At the beginning patients feel merely languid or uneasy, with flying pains, dryness of the lips and tongue but no thirst; in a day or two they find themselves often giddy, dispirited and anxious without apparent reason, and passing pale urine. They have transient fits of chilliness, a low, quick and unequal pulse, sometimes cold clammy sweats and risings in the throat. They go about until more violent symptoms come on, simulating those of quotidian, tertian or quartan fever; sometimes the malady simulates pleurisy. There may be attacks of dyspnoea, nausea and haemorrhage; the menses in women are checked. A loss of memory and a delirium occur at intervals for short periods. The malady is very difficult to cure and too often becomes fatal in the end. It will last thirty or forty days, unless it end fatally in stupor or syncope. A form of mania is a consequence of it, where it has been neglected or badly treated; “of late years this species of madness has been more than ordinarily frequent.” All sorts were liable to it, but mostly valetudinarians, delicate persons, and those in the decline of life; the fatalities were “especially among the opulent families of this great metropolis[114].”

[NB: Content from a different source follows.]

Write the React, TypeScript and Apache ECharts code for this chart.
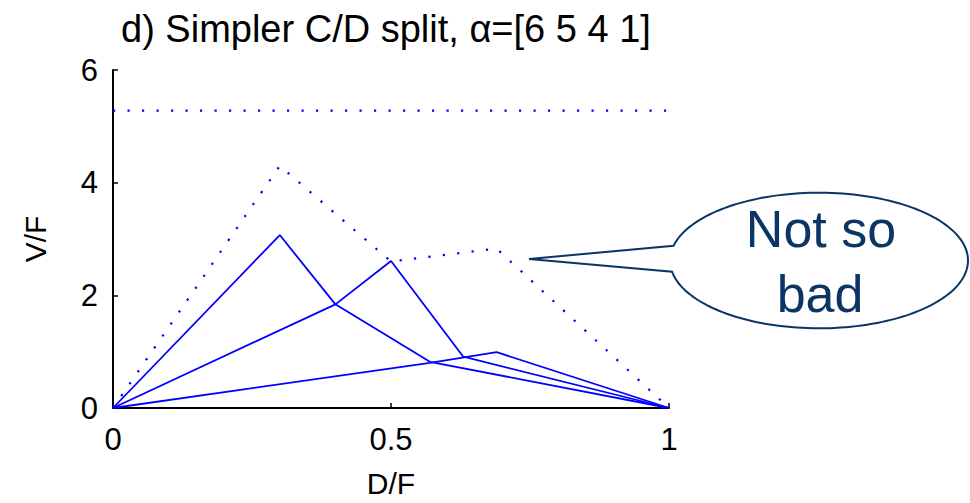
import React, { useEffect, useRef } from "react";
import * as echarts from "echarts";

const titleText = "d) Simpler C/D split, \u03b1=[6 5 4 1]";
const xName = "D/F";
const yName = "V/F";
const calloutLines = ["Not so", "bad"];

// [D/F, V/F]
const upperBound: number[][] = [
  [0, 5.28],
  [1, 5.28],
];
const envelope: number[][] = [
  [0, 0],
  [0.3, 4.3],
  [0.5, 2.6],
  [0.69, 2.83],
  [1, 0],
];
const curveA: number[][] = [
  [0, 0],
  [0.3, 3.07],
  [0.4, 1.84],
  [0.57, 0.82],
  [1, 0],
];
const curveB: number[][] = [
  [0, 0],
  [0.4, 1.84],
  [0.5, 2.61],
  [0.63, 0.91],
  [1, 0],
];
const curveC: number[][] = [
  [0, 0],
  [0.57, 0.8],
  [0.69, 0.99],
  [1, 0],
];

const BLUE = "#0000ff";
const NAVY = "#0b3564";
const FONT = "'Liberation Sans', Arial, sans-serif";

function calloutPoints(): number[][] {
  const cx = 819;
  const cy = 260.5;
  const rx = 149;
  const ry = 67.8;
  const t1 = Math.PI + 0.22;
  const t2 = 3 * Math.PI - 0.166;
  const pts: number[][] = [];
  const n = 160;
  for (let i = 0; i <= n; i++) {
    const t = t1 + ((t2 - t1) * i) / n;
    pts.push([cx + rx * Math.cos(t), cy + ry * Math.sin(t)]);
  }
  pts.push([529, 259]);
  return pts;
}

export default function App() {
  const ref = useRef<HTMLDivElement>(null);
  useEffect(() => {
    if (!ref.current) return;
    const chart = echarts.init(ref.current, undefined, { renderer: "svg" });
    const solid = (name: string, data: number[][]) => ({
      name,
      type: "line",
      data,
      symbol: "none",
      lineStyle: { color: BLUE, width: 1.8 },
      z: 3,
    });
    const dotted = (name: string, data: number[][]) => ({
      name,
      type: "line",
      data,
      symbol: "none",
      lineStyle: { color: BLUE, width: 2.2, type: [2.2, 12.3] },
      z: 2,
    });
    chart.setOption({
      animation: false,
      backgroundColor: "#ffffff",
      title: {
        text: titleText,
        left: 121,
        top: 9,
        padding: 0,
        textStyle: {
          fontFamily: FONT,
          fontSize: 38,
          fontWeight: "normal",
          color: "#000",
          lineHeight: 40,
        },
      },
      grid: { left: 113, right: 301, top: 70, bottom: 91 },
      xAxis: {
        type: "value",
        min: 0,
        max: 1,
        interval: 0.5,
        name: xName,
        nameLocation: "middle",
        nameGap: 60,
        nameTextStyle: { fontFamily: FONT, fontSize: 30, color: "#000" },
        axisLine: { show: true, onZero: false, lineStyle: { color: "#000", width: 2 } },
        axisTick: { show: true, inside: true, length: 5, lineStyle: { color: "#000", width: 1.5 } },
        axisLabel: { fontFamily: FONT, fontSize: 31, color: "#000", margin: 16 },
        splitLine: { show: false },
      },
      yAxis: {
        type: "value",
        min: 0,
        max: 6,
        interval: 2,
        name: yName,
        nameLocation: "middle",
        nameGap: 63,
        nameTextStyle: { fontFamily: FONT, fontSize: 30, color: "#000" },
        axisLine: { show: true, onZero: false, lineStyle: { color: "#000", width: 2 } },
        axisTick: { show: true, inside: true, length: 5, lineStyle: { color: "#000", width: 1.5 } },
        axisLabel: { fontFamily: FONT, fontSize: 31, color: "#000", margin: 15 },
        splitLine: { show: false },
      },
      series: [
        dotted("upper", upperBound),
        dotted("envelope", envelope),
        solid("A", curveA),
        solid("B", curveB),
        solid("C", curveC),
      ],
      graphic: [
        {
          type: "polygon",
          shape: { points: calloutPoints() },
          style: { fill: "#ffffff", stroke: NAVY, lineWidth: 2 },
          z: 10,
        },
        {
          type: "text",
          x: 821,
          y: 246.7 - 18,
          style: {
            text: calloutLines[0],
            fontFamily: FONT,
            fontSize: 52,
            fill: NAVY,
            align: "center",
            verticalAlign: "middle",
          },
          z: 11,
        },
        {
          type: "text",
          x: 820,
          y: 311.7 - 18,
          style: {
            text: calloutLines[1],
            fontFamily: FONT,
            fontSize: 52,
            fill: NAVY,
            align: "center",
            verticalAlign: "middle",
          },
          z: 11,
        },
      ],
    });
    return () => chart.dispose();
  }, []);
  return (
    <div
      ref={ref}
      style={{ position: "fixed", left: 0, top: 0, width: 970, height: 503, background: "#fff" }}
    />
  );
}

This fever-period in London corresponds on the whole closely with a series of unhealthy years in Short’s tables from the registers of market towns and country parishes, and with high mortalities in the Norwich register. It was not specially a smallpox period, as the last unhealthy year, 1723, was. On the other hand the epidemiographists in Yorkshire, Devonshire and Ireland dwell most upon fevers of the nature of typhus, some of which were due to famine or dearth, and upon “agues.”